Posted Oct 19 2009 10:01pm

My mother was a pretty straightforward cook, and our dinners were usually meat, potato, salad when my father was home, and chicken, potato, salad when he wasn't. There was an occasional foray into frozen green beans or canned peas, but she didn't experiment much. For every holiday, we knew the menu. I can remember the few times she experimented with new recipes; for example, there was the flounder baked in sour cream, the schnecken, and the roasted chestnuts...

I was about 14 the first time my mother made roasted chestnuts. She made them in a covered pan on the stove. We were pretty excited as this was something we'd never had before. There was a nice toasty smell, and then suddenly there was the sound of gunfire, or firecrackers. The lid flew off the pot, and sharp, hot objects began catapulting around the room. We started shrieking and ducking for cover under the kitchen table. We soon realized the chestnuts were exploding, and stopped yelling, but all hell was breaking loose, and we were powerless to leave our shelter. The shrieks turned to gales of laughter as we waited for the disaster to end. All of the chestnuts had exploded into a zillion pieces and the kitchen was covered with debris. We were practically paralyzed with hysterical laughter as we tried to undo the damage. My mother checked the recipe and found she'd skipped the part about cutting an x into each chestnut to allow the steam to escape. Oh well.

Before we moved here and rented the house we're living in, I don't think I'd ever seen a chestnut tree. Here, I noticed trees with odd, prickly green fruit and wondered what they were — some kind of nut tree? All of a sudden, the tree at our house dropped its fruits, and chestnuts were lying all over the sidewalk and street. The minute I saw this nutty display, I ran for bowls and started collecting. But wait a minute ... are these really chestnuts? After a bit of Internet research I've learned that what we have covering the street and sidewalk are HORSE CHESTNUTS, and they are POISONOUS. Figures. The question here is why do people plant poisonous horse chestnut trees when they can have sweet, edible chestnuts instead? Why, why, why?

Here's what a sweet chestnut pod looks like.

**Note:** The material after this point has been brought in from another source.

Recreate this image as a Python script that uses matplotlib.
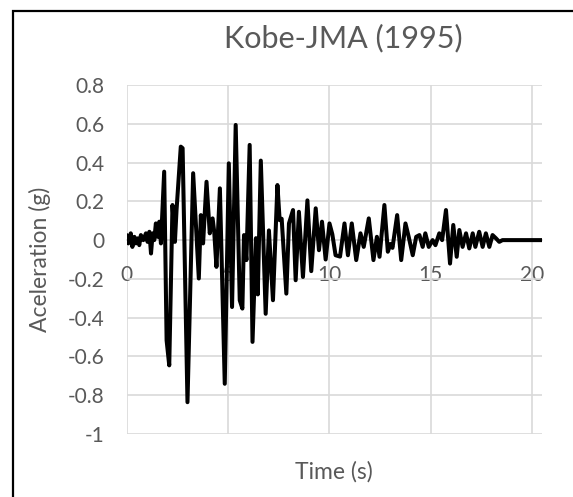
import matplotlib
matplotlib.use("Agg")
import matplotlib.pyplot as plt
from matplotlib.patches import Rectangle

# Ground acceleration record, Kobe-JMA (1995): time (s) and acceleration (g)
time_s = [
    0.00, 0.08, 0.20, 0.28, 0.38, 0.46, 0.54, 0.62, 0.70, 0.82, 0.95, 1.03,
    1.12, 1.20, 1.28, 1.36, 1.44, 1.53, 1.61, 1.69, 1.85, 1.97, 2.10, 2.26,
    2.38, 2.46, 2.67, 2.76, 3.00, 3.28, 3.56, 3.66, 3.77, 3.94, 4.10, 4.24,
    4.32, 4.43, 4.60, 4.84, 5.04, 5.20, 5.38, 5.58, 5.71, 5.79, 5.91, 6.07,
    6.21, 6.38, 6.47, 6.62, 6.86, 7.02, 7.22, 7.44, 7.55, 7.65, 7.88, 8.01,
    8.21, 8.34, 8.50, 8.70, 8.92, 9.11, 9.33, 9.49, 9.64, 9.82, 10.01, 10.15,
    10.31, 10.53, 10.75, 10.92, 11.11, 11.33, 11.54, 11.70, 11.95, 12.18,
    12.35, 12.48, 12.72, 12.89, 13.02, 13.12, 13.35, 13.55, 13.76, 13.92,
    14.12, 14.29, 14.45, 14.61, 14.74, 14.91, 15.10, 15.24, 15.43, 15.57,
    15.76, 15.96, 16.12, 16.29, 16.42, 16.58, 16.75, 16.91, 17.08, 17.21,
    17.40, 17.57, 17.73, 17.90, 18.06, 18.23, 18.39, 18.55, 20.50,
]
accel_g = [
    0.026, -0.017, 0.035, -0.035, 0.017, -0.017, 0.009, -0.026, 0.026, 0.000,
    0.035, -0.009, 0.043, -0.069, 0.035, 0.000, 0.086, 0.017, 0.095, -0.017,
    0.353, -0.517, -0.646, 0.181, -0.009, 0.155, 0.482, 0.474, -0.836, 0.345,
    -0.198, 0.129, -0.017, 0.301, 0.035, 0.112, 0.043, -0.138, 0.267, -0.741,
    0.396, -0.345, 0.594, -0.310, -0.353, 0.026, -0.103, 0.491, -0.525, 0.010,
    -0.280, 0.410, -0.380, 0.050, -0.310, 0.284, 0.103, 0.110, -0.276, 0.086,
    0.155, -0.207, 0.146, -0.190, 0.205, -0.160, 0.164, -0.052, 0.095, -0.100,
    0.086, 0.030, -0.078, -0.085, 0.086, -0.078, 0.086, -0.103, 0.035, -0.035,
    0.112, -0.103, 0.017, -0.086, 0.181, -0.060, -0.020, -0.040, 0.129, -0.103,
    0.086, 0.017, -0.078, 0.017, 0.026, -0.035, 0.035, -0.035, 0.000, -0.026,
    0.035, 0.000, 0.155, -0.121, 0.078, -0.086, 0.052, -0.035, 0.035, -0.043,
    0.035, -0.035, 0.043, -0.035, 0.035, -0.035, 0.026, 0.009, -0.009, 0.000,
    0.000,
]

x_ticks = [0, 5, 10, 15, 20]
y_ticks = [-1.0, -0.8, -0.6, -0.4, -0.2, 0.0, 0.2, 0.4, 0.6, 0.8]
y_tick_labels = ["-1", "-0.8", "-0.6", "-0.4", "-0.2", "0", "0.2", "0.4", "0.6", "0.8"]

TEXT = "#595959"
GRID = "#d9d9d9"
plt.rcParams["font.family"] = ["Lato", "DejaVu Sans"]

W, H = 573, 497
fig = plt.figure(figsize=(W / 100, H / 100), dpi=100)
ax = fig.add_axes([126.7 / W, 1 - 434 / H, (542 - 126.7) / W, (434 - 85) / H])

ax.plot(time_s, accel_g, color="black", linewidth=2.9,
        solid_joinstyle="round", solid_capstyle="round", zorder=3)

ax.set_xlim(0, 20.5)
ax.set_ylim(-1.0, 0.8)
ax.set_xticks(x_ticks)
ax.set_xticklabels([str(v) for v in x_ticks])
ax.set_yticks(y_ticks)
ax.set_yticklabels(y_tick_labels)
ax.grid(True, color=GRID, linewidth=1.2, zorder=0)
ax.set_axisbelow(True)

for side in ("top", "right", "left"):
    ax.spines[side].set_visible(False)
ax.spines["bottom"].set_position(("data", 0))
ax.spines["bottom"].set_color(GRID)
ax.spines["bottom"].set_linewidth(1.2)

ax.tick_params(axis="x", length=0, pad=18, labelsize=15, labelcolor=TEXT)
ax.tick_params(axis="y", length=0, pad=16, labelsize=15, labelcolor=TEXT)

fig.text(343 / W, 1 - 47 / H, "Kobe-JMA (1995)", ha="center", va="baseline",
         fontsize=22, color=TEXT)
fig.text(334 / W, 1 - 472 / H, "Time (s)", ha="center", va="center",
         fontsize=16.5, color=TEXT)
fig.text(40 / W, 1 - 259 / H, "Aceleration (g)", ha="center", va="center",
         rotation=90, fontsize=16.5, color=TEXT)

# chart-area frame
fig.patches.append(Rectangle((13 / W, -0.1), 1.2, 1.1 - 11 / H,
                             transform=fig.transFigure, fill=False,
                             edgecolor="black", linewidth=1.6))

fig.savefig("out.png", dpi=100)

This is a horse chestnut pod.

Sweet chestnut pods are covered in long, thick spines that go every which way. The spines are so thick the pod skin can't be seen. Horse chestnut pods have much fewer, shorter spines. I collected the sweet chestnut pod on a walk. If I could just remember where...

Horse chestnuts


Today is my birthday and we plan to try out a new (to us) restaurant tonight. The restaurant I really want to go to is closed on Mondays. Sometimes we get caught in a restaurant rut and go back to the same places again and again, so I'm willing myself to try someplace different tonight. With so many options available to us, it's the fun and adventurous thing to do. Right?